Insensé, qu’ai-je dit ? Parmi tous ces rêves, il n’est que la vertu dont les pensées me semblent douces.


lettre du père paciaudi.


Très-honorable et très-cher seigneur comte, messire François s’enflamma d’amour pour madame Laure. Puis son amour se refroidit, et il chanta ses regrets. Il redevint amoureux de sa déesse, et passa le reste de ses jours à l’aimer en philosophe, mais comme font tous les hommes. Vous vous adonnez à la poésie, très-cher et très-aimable seigneur comte ; je ne voudrais pas vous voir imiter ce père des rimeurs italiens en cette amoureuse besogne. Si vous avez rompu vos fers par un effort de vertu, comme vous me l’écrivez, on peut espérer du moins que vous ne les reprendrez plus. Quoi qu’il puisse arriver, le sonnet est bon, fort de pensée, bien jeté et suffisamment correct.

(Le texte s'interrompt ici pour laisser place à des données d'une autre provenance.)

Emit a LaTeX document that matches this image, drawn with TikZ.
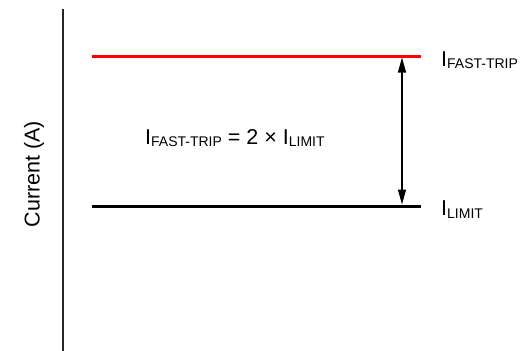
\documentclass[tikz,border=0pt]{standalone}
\usepackage{fontspec}
\setmainfont{Liberation Sans}
\usetikzlibrary{arrows.meta}
\newcommand{\isub}[1]{I\raisebox{-2.5pt}{\fontsize{14}{14}\selectfont #1}}
\tikzset{
  lbl/.style={inner sep=0pt,font=\fontsize{21.5}{25}\selectfont},
  level/.style={line width=3pt},
}
\begin{document}
\begin{tikzpicture}[x=1pt,y=-1pt]
\useasboundingbox (0,0) rectangle (531,351);
% axis
\coordinate (axtop) at (63,9);
\coordinate (axbot) at (63,351);
\draw[line width=1.3pt,black!85] (axtop) -- (axbot);
\node[lbl,rotate=90,anchor=base] (ylab) at (39.5,174) {Current (A)};
% levels
\coordinate (fastl) at (92,56);
\coordinate (fastr) at (421,56);
\coordinate (liml) at (92,206);
\coordinate (limr) at (421,206);
\draw[level,red] (fastl) -- (fastr);
\draw[level] (liml) -- (limr);
\node[lbl,anchor=base west] (fastlab) at (441,66) {\isub{FAST-TRIP}};
\node[lbl,anchor=base west] (limlab) at (441,215.5) {\isub{LIMIT}};
% ratio
\coordinate (arrtop) at (402,57.5);
\coordinate (arrbot) at (402,204.5);
\draw[line width=1.2pt,{Triangle[length=15pt,width=8pt]}-{Triangle[length=15pt,width=8pt]}] (arrtop) -- (arrbot);
\node[lbl,anchor=base west] (eq) at (145,144) {\isub{FAST-TRIP} = 2 × \isub{LIMIT}};
\end{tikzpicture}
\end{document}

J’en tire un bon augure pour votre gloire dans la carrière poétique, et pour notre Parnasse piémontais, lequel a grand besoin d’un génie qui l’élève un peu au-dessus du vulgaire.

Je vous renvoie l’éminentissime Cléopàtre[1], qui n’est véritablement qu’une pauvre chose. Toutes les observations que vous avez écrites à la marge sont très-sensées et très-vraies. J’y joins les deux volumes de Plutarque, et si vous ne sortez pas, j’irai moi-même vous demander à diner, pour jouir de la douceur de votre compagnie.

Je suis avec toute l’estime et la considération, etc., etc.

Le dernier jour de janvier 1775.

  1. La Cléopâtre dont il est parle ici est celle du cardinal Delfino, que le père Paciaudi m’avait conseillé de lire. (A.)